Richard Gilly n’est plus le frêle jeune homme des années 70. Il a 67 ans désormais. Pourtant, si la voix a mûri – elle est plus grave –, si le chanteur, dont l'expression vacille parfois comme si elle était mue par une incertitude existentielle, est tout autant récitant de ses chansons (ce nouveau disque en compte dix), tout est là, intact. Gilly a fait le choix de l’épure en limitant l’instrumentation au strict minimum. Guitare, banjo, mandoline, un soupçon de percussions ou de batterie, une pincée de claviers, un zeste d’accordéon... pas besoin de plus d’ingrédients et surtout, ne pas les surdoser afin de mieux en révéler la force tranquille. C’est un parti-pris de nudité qui ne fait que souligner un propos aux couleurs vespérales, parfois teintées de blues. On retrouve ces histoires éternelles (et souvent sentimentales) qui nous attrapaient par le revers du col il y a quarante ans, celles qui racontent le temps qui passe, l’amour qui permet de (sur)vivre même quand il fait souffrir, celles qui disent la perplexité et l'angoisse face à notre monde devenu fou. Une manière de dire la vérité de la vie, sans fard. Aucune mièvrerie dans ces évocations aux intonations douces amères, bien au contraire : Gilly ne joue pas la carte de la sensiblerie, son chant-diction presque distancié enfonce tranquillement le clou de nos propres émois et trouve à chaque fois les mots justes.

Comme aux premiers jours, Richard Gilly s’avère un artiste émouvant, à la rencontre duquel il est bon d’aller pour comprendre que l’être humain, machinerie incertaine, est aussi source de vibration. Je ne saurais que trop vous recommander de faire l’effort de partir à la rencontre d’un Monsieur que les grands médias (je n’ai pas trouvé d’autre dénomination, mais c’est souvent un oxymore) ne vont pas manquer d’ignorer. Je ne serai pas de ceux-là et je me réjouis à l’idée que ces quelques lignes pourraient vous donner envie d’en savoir un peu plus sur lui.

Commentaires

  • Quelques années d'ordinaire passées, et voici une piscine remplie de pépites à réveiller tout grand nos rêves d'éléphant.
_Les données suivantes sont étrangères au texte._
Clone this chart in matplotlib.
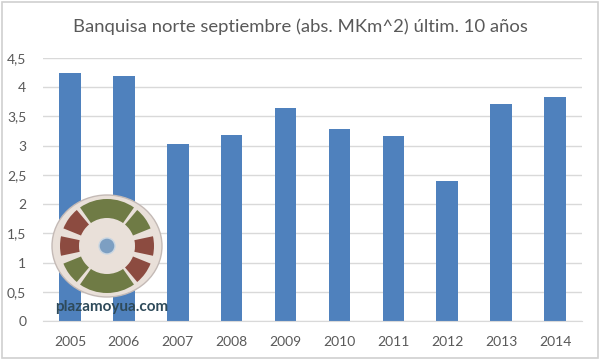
import matplotlib
matplotlib.use("Agg")
import matplotlib.pyplot as plt
from matplotlib.patches import Wedge, Circle, Ellipse, Rectangle

years = ["2005", "2006", "2007", "2008", "2009", "2010", "2011", "2012", "2013", "2014"]
extent = [4.25, 4.20, 3.03, 3.18, 3.65, 3.29, 3.17, 2.40, 3.72, 3.83]
yticks = [0, 0.5, 1, 1.5, 2, 2.5, 3, 3.5, 4, 4.5]
ytick_labels = ["0", "0,5", "1", "1,5", "2", "2,5", "3", "3,5", "4", "4,5"]
title = "Banquisa norte septiembre (abs. MKm^2) últim. 10 años"
watermark = "plazamoyua.com"

W, H = 600, 361
fig = plt.figure(figsize=(6, 3.61), dpi=100)
fig.patch.set_facecolor("white")
font = ["Lato", "DejaVu Sans"]
grey = "#595959"

ax = fig.add_axes([43 / W, 1 - 321 / H, (582 - 43) / W, (321 - 58) / H])
x = list(range(len(years)))
ax.bar(x, extent, width=0.4, color="#4f81bd", zorder=2)
ax.set_xlim(-0.5, len(years) - 0.5)
ax.set_ylim(0, 4.5)
ax.set_yticks(yticks)
ax.set_yticklabels(ytick_labels, fontfamily=font, fontsize=10, color=grey)
ax.set_xticks(x)
ax.set_xticklabels(years, fontfamily=font, fontsize=10, color=grey)
ax.tick_params(axis="both", length=0)
ax.tick_params(axis="x", pad=11)
ax.tick_params(axis="y", pad=12)
ax.grid(axis="y", color="#d9d9d9", linewidth=1, zorder=0)
for s in ["top", "right", "left"]:
    ax.spines[s].set_visible(False)
ax.spines["bottom"].set_color("#d9d9d9")
ax.set_axisbelow(True)

fig.text(0.5, 1 - 27 / H, title, ha="center", va="center",
         fontfamily=font, fontsize=13.3, color=grey)

# overlay in pixel coordinates for the watermark and border
ov = fig.add_axes([0, 0, 1, 1], zorder=5)
ov.set_xlim(0, W)
ov.set_ylim(H, 0)
ov.axis("off")
ov.patch.set_alpha(0)
ov.add_patch(Rectangle((1.5, 1.5), W - 4, H - 4.5, fill=False, edgecolor="#d0d0d0", linewidth=1.2))

cx, cy = 107, 246
ov.add_patch(Ellipse((cx, cy), 110, 102, facecolor="#e9e0d9", edgecolor="#c4bab6", linewidth=1.0))
green = "#6f7b45"
brown = "#8c4b40"
segs = [(55, 125, green), (22, 50, brown), (-12, 12, brown), (-50, -22, green),
        (-125, -55, green), (-158, -130, brown), (168, 192, brown), (130, 158, green)]
for a0, a1, c in segs:
    ov.add_patch(Wedge((cx, cy), 47, a0, a1, width=19, facecolor=c, edgecolor="none"))
ov.add_patch(Circle((cx, cy), 8, facecolor="#7d9fc2", edgecolor="#c9d6e2", linewidth=1))
ov.text(112, 307, watermark, ha="center", va="center", fontfamily=font,
        fontsize=11, fontweight="bold", color="#2e4a5a")

fig.savefig("out.png", dpi=100)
  • Une belle chronique qui retrace le parcours atypique de Richard Gilly ...
    Son nouvel album est une pure merveille ******
    et pour ceux qui n'ont pas encore eu le plaisir de l'écouter, je vous recommande vivement de cliquer sur ce lien :
    https://richardgilly.bandcamp.com/releases
    et de consulter sa page Facebook : https://www.facebook.com/richardgillychanteur

  • Merci à toi Marie pour ces compléments d'information. J'ai inclus les deux liens dans le texte.